Monday, March 27, 2017

The Lonely Hearts Hotel

The Lonely Hearts Hotel by Heather O'Neill.   Made it through 177 of 389 pages.

"The Lonely Hearts Hotel is a love story with the power of legend. An unparalleled tale of charismatic pianos, invisible dance partners, radicalized chorus girls, drug-addicted musicians, brooding clowns, and an underworld whose economy hinges on the price of a kiss. In a landscape like this, it takes great creative gifts to thwart one's origins. It might also take true love.

Two babies are abandoned in a Montreal orphanage in the winter of 1910. Before long, their talents emerge: Pierrot is a piano prodigy; Rose lights up even the dreariest room with her dancing and comedy. As they travel around the city performing clown routines, the children fall in love with each other and dream up a plan for the most extraordinary and seductive circus show the world has ever seen. 

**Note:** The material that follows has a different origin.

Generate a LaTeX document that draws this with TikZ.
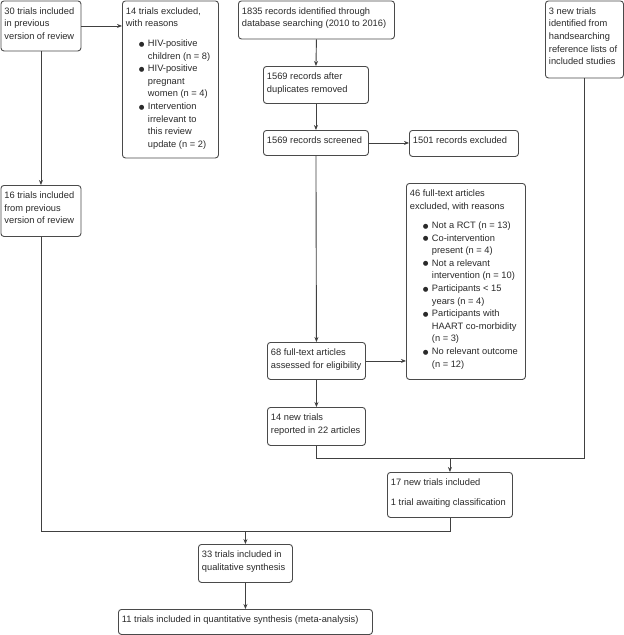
\documentclass[tikz,border=0pt]{standalone}
\usepackage{fontspec}
\setmainfont{Liberation Sans}
\newfontfamily\symf{DejaVu Sans}
\usetikzlibrary{arrows.meta,calc}
\definecolor{txtc}{HTML}{2A2A2A}
\definecolor{bordc}{HTML}{4A4A4A}
\definecolor{linec}{HTML}{404040}
\newcommand\bx[3]{\parbox[c][\dimexpr#2pt-9pt\relax][t]{\dimexpr#1pt-7pt\relax}{\begin{tabular}[t]{@{}l@{}}#3\end{tabular}}}
\newcommand\bul{\hspace{22pt}\llap{\raisebox{0.3pt}{\symf\fontsize{6.5}{6.5}\selectfont ●}\hspace{3.5pt}}}
\newcommand\ind{\hspace{22pt}}
\tikzset{
  box/.style={draw=bordc, line width=0.9pt, rounded corners=3pt, anchor=north west,
    inner xsep=3.5pt, inner ysep=4.5pt, text=txtc,
    font=\fontsize{9.3}{12.6}\selectfont},
  conn/.style={draw=linec, line width=0.9pt},
  arr/.style={conn, -{Stealth[length=5pt,width=4pt]}}
}
\begin{document}
\begin{tikzpicture}[x=1pt,y=-1pt]
\fill[white] (0,0) rectangle (624,635);
\useasboundingbox (0,0) rectangle (624,635);
\node[box] (A) at (0.5,0.5) {\bx{80}{50}{30 trials included\\in previous\\version of review}};
\node[box] (B) at (122,0.5) {\bx{96}{157}{14 trials excluded,\\with reasons\\[7pt]
\bul HIV-positive\\\ind children (n = 8)\\
\bul HIV-positive\\\ind pregnant\\\ind women (n = 4)\\
\bul Intervention\\\ind irrelevant to\\\ind this review\\\ind update (n = 2)}};
\node[box] (C) at (0.5,185) {\bx{80}{51}{16 trials included\\from previous\\version of review}};
\node[box] (D) at (238,0.5) {\bx{156}{38}{1835 records identified through\\database searching (2010 to 2016)}};
\node[box] (E) at (263,66) {\bx{105}{37}{1569 records after\\duplicates removed}};
\node[box] (F) at (263,130) {\bx{105}{25}{1569 records screened}};
\node[box] (G) at (409,130) {\bx{109}{26}{1501 records excluded}};
\node[box] (H) at (545,0.5) {\bx{78}{77}{3 new trials\\identified from\\handsearching\\reference lists of\\included studies}};
\node[box] (I) at (406,183) {\bx{119}{196}{46 full-text articles\\excluded, with reasons\\[6.5pt]
\bul Not a RCT (n = 13)\\
\bul Co-intervention\\\ind present (n = 4)\\
\bul Not a relevant\\\ind intervention (n = 10)\\
\bul Participants < 15\\\ind years (n = 4)\\
\bul Participants with\\\ind HAART co-morbidity\\\ind (n = 3)\\
\bul No relevant outcome\\\ind (n = 12)}};
\node[box] (J) at (267,342) {\bx{98}{37}{68 full-text articles\\assessed for eligibility}};
\node[box] (K) at (267,407) {\bx{98}{38}{14 new trials\\reported in 22 articles}};
\node[box] (L) at (387,472) {\bx{125}{45}{17 new trials included\\[7pt]1 trial awaiting classification}};
\node[box] (M) at (198,544) {\bx{94}{38}{33 trials included in\\qualitative synthesis}};
\node[box] (N) at (118,609) {\bx{254}{25}{11 trials included in quantitative synthesis (meta-analysis)}};
\coordinate (j1) at ($(L.north)+(0,-14)$);
\coordinate (j2) at ($(M.north)+(0,-13)$);
\draw[arr] (A.east) -- (A.east -| B.west);
\draw[arr] (A.south) -- (C.north);
\draw[arr] (D.south) -- (E.north);
\draw[arr] (E.south) -- (F.north);
\draw[arr] (F.east) -- (F.east -| G.west);
\draw[arr] (F.south) -- (J.north);
\draw[arr] (J.east) -- (J.east -| I.west);
\draw[arr] (J.south) -- (K.north);
\draw[conn] (K.south) |- (j1);
\draw[conn] (H.south) |- (j1);
\draw[arr] (j1) -- (L.north);
\draw[conn] (C.south) |- (j2);
\draw[conn] (L.south) |- (j2);
\draw[arr] (j2) -- (M.north);
\draw[arr] (M.south) -- (N.north);
\end{tikzpicture}
\end{document}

Separated as teenagers, sent off to work as servants during the Great Depression, both descend into the city's underworld, dabbling in sex, drugs and theft in order to survive. But when Rose and Pierrot finally reunite beneath the snowflakes after years of searching and desperate poverty the possibilities of their childhood dreams are renewed, and they'll go to extreme lengths to make them come true. Soon, Rose, Pierrot and their troupe of clowns and chorus girls have hit New York, commanding the stage as well as the alleys, and neither the theater nor the underworld will ever look the same."
This is the summary from Goodreads.  Because I stopped about halfway through the book, I didn't feel like I could write a good summary.  I wanted to like this book much more than I did.  It might have been my mood when I was reading it, but as much as I liked parts of the characters, I found the story to be a bit depressing.  The treatment of the children in the orphanage is awful, and while there are small bits of hope, there are also some disturbing things that happen to them.   There was one detail that I found made it difficult to read about one of the characters, and since it's mentioned in the summary, it's not too much of a spoiler if I say that the fact that Pierrot becomes a heroin addict was a turn-off for me.  While Rose and Pierrot both have some aspects to their lives that are somewhat charming, I just found a lot about their lives that was sad.  I didn't get the feeling that something uplifting was around the corner, and it just became a turn-off of a read.

Each book their reader, and each reader their book, right?  This wasn't my book.